Canonicalization

Explain why JSON needs canonicalization and how MCPTrust achieves determinism.


The JSON Problem: JSON is Not Deterministic

Problem Statement: Two semantically identical JSON objects can have different byte representations:

// Representation A
{"name": "foo", "age": 30}
 
// Representation B (same data, different order)
{"age": 30, "name": "foo"}
 
// Representation C (same data, with whitespace)
{ "name": "foo", "age": 30 }

Impact: If you hash these, you get 3 different hashes. This breaks signature verification when the same lockfile is serialized by different tools.

Canonicalization Defined

Definition: Canonicalization is the process of converting JSON to a single, deterministic byte representation.

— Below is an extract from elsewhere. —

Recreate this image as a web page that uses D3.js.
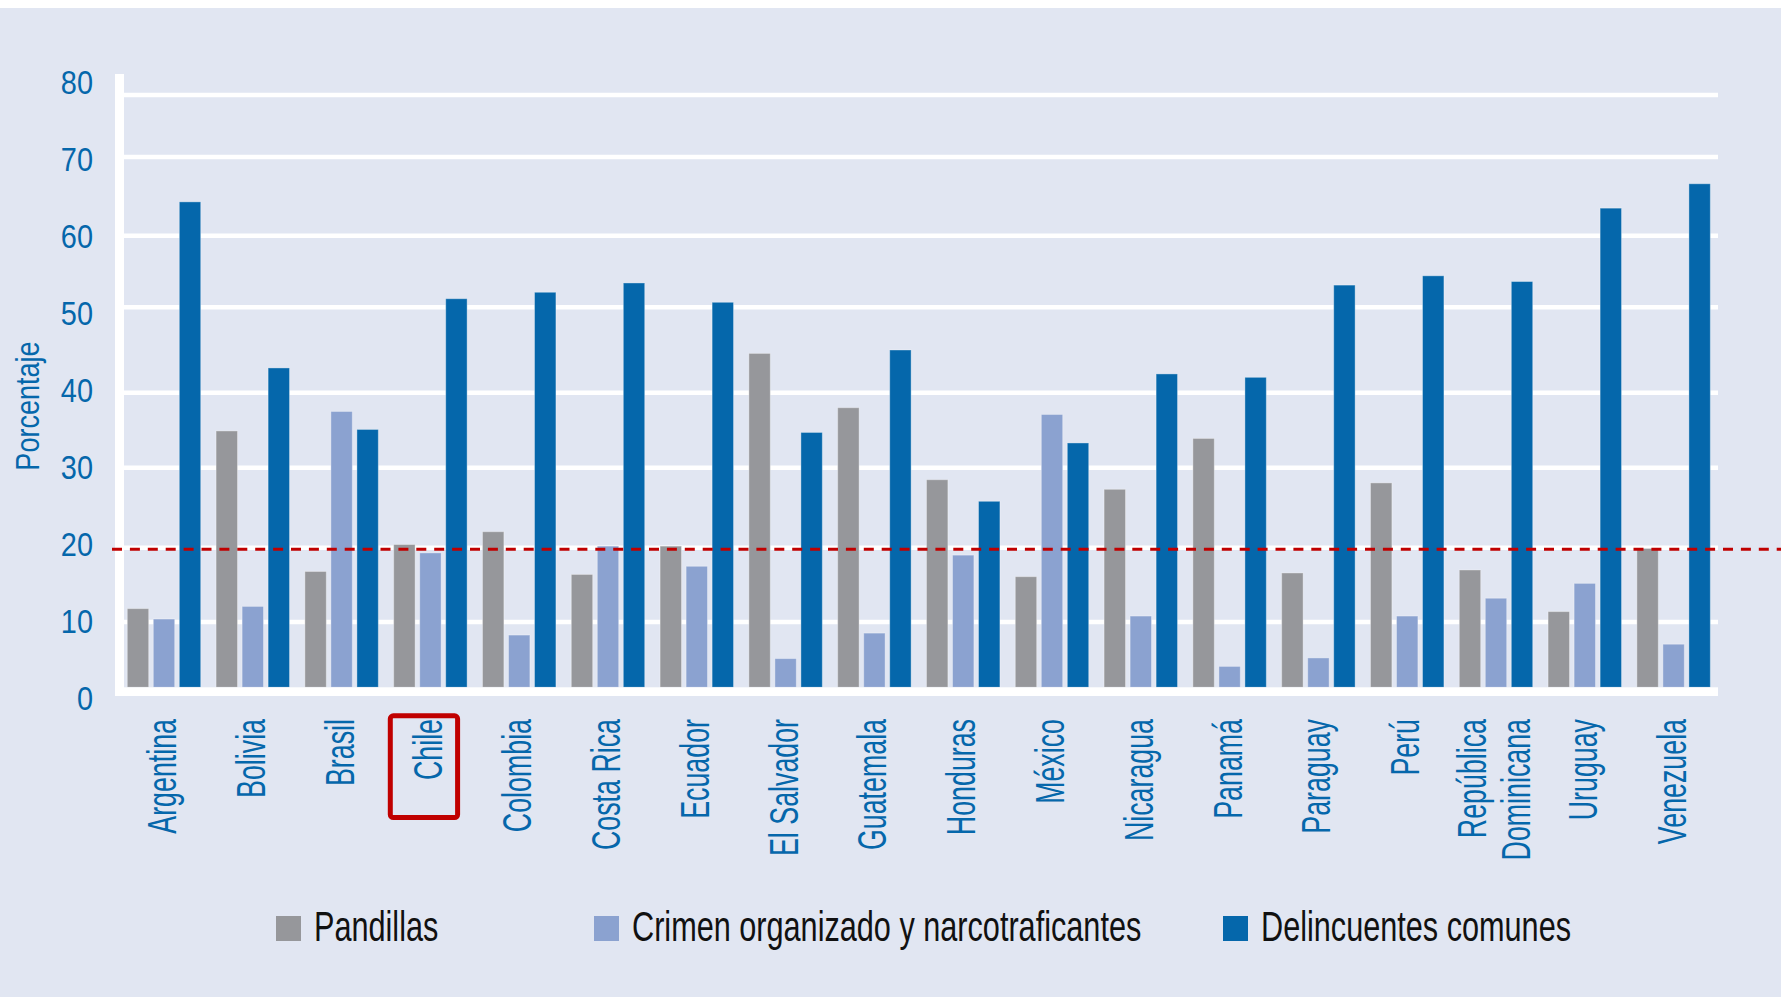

Goal: Canonicalize(A) === Canonicalize(B) === Canonicalize(C) for semantically equivalent inputs.

MCPTrust's Canonicalization Schemes: Two Versions

v1 (mcptrust-canon-v1) — Default

  • Rules:
    • Keys sorted alphabetically (Go/UTF-8 byte order)
    • Compact output (no whitespace)
    • Standard JSON string escaping
    • Numbers preserved as-is from source
  • Use Case: Internal MCPTrust operations, backward compatibility.
  • Example:
    • Input: { "z": 1, "a": 2 }
    • Output: {"a":2,"z":1}

v2 (mcptrust-canon-v2) — Interoperable

  • Rules:
    • Keys sorted by UTF-16 code unit order (per RFC 8785 / JCS)
    • Compact output
    • Go-native number formatting
  • Use Case: Cross-language integrations, new projects.
  • Example:
    • Input: { "é": 1, "e": 2 }
    • v1: {"e":2,"é":1} // UTF-8 order
    • v2: {"e":2,"é":1} // UTF-16 order (same in this case, differs for edge cases)

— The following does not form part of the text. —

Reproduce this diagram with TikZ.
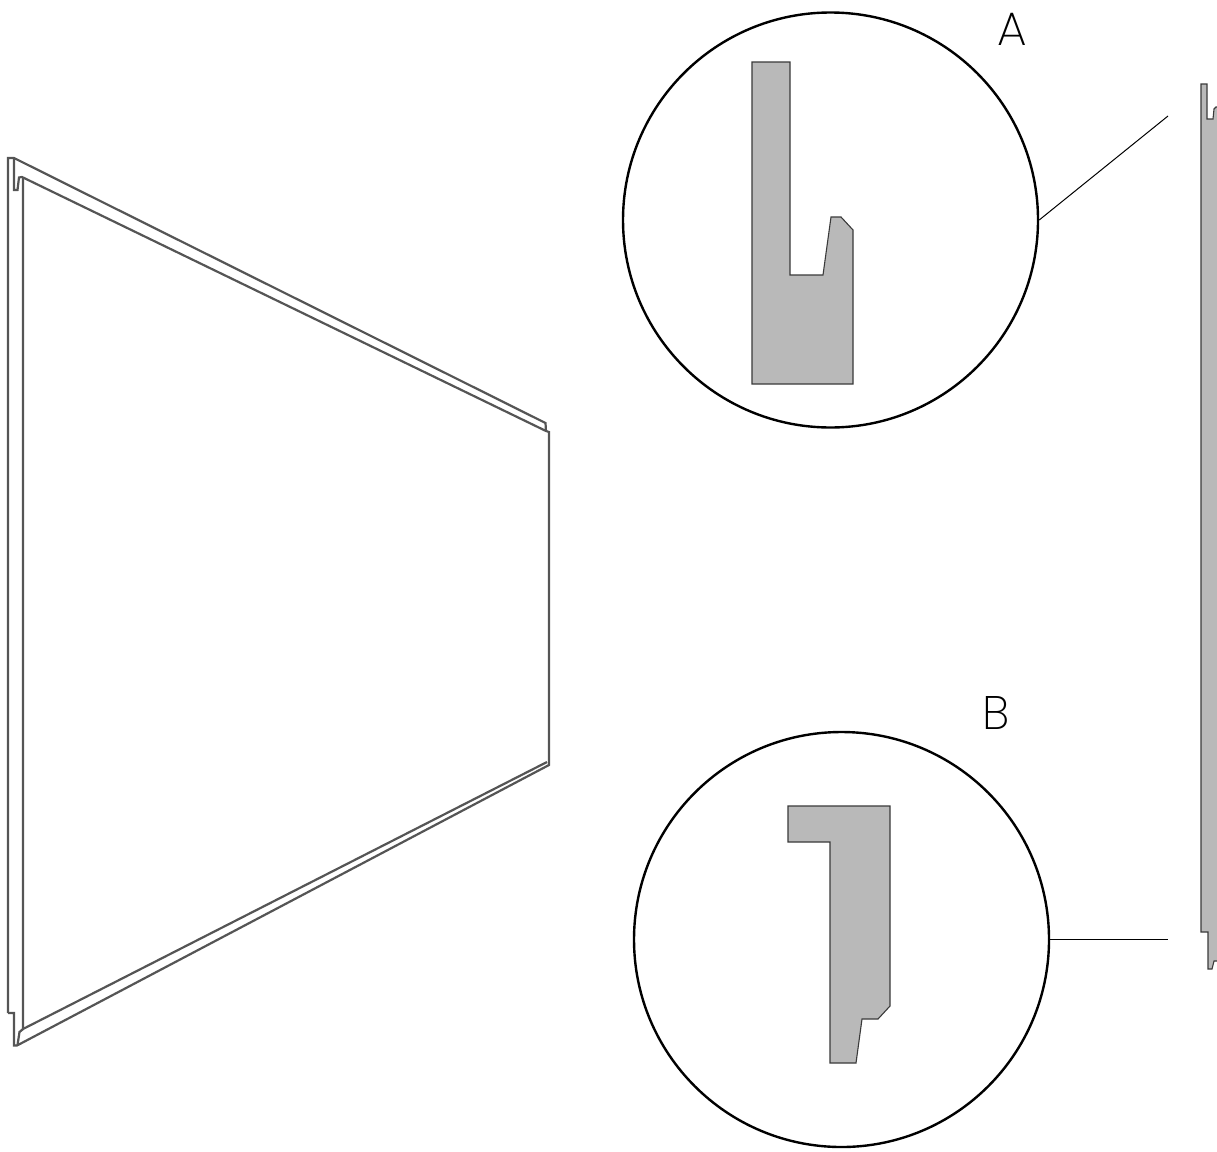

When Canonicalization Happens

  1. Lockfile Creation: When mcptrust lock hashes the input schema, it canonicalizes first.
  2. Signing: When mcptrust sign creates a signature, it signs the canonical form, not the pretty-printed file.
  3. Verification: When mcptrust verify checks a signature, it re-canonicalizes the lockfile and compares.

Practical Implications

Key Point: You can edit mcp-lock.json to add whitespace or reorder keys for readability. The signature will still verify because verification uses the canonical form.

[!WARNING] Do NOT change values. Only formatting is safe.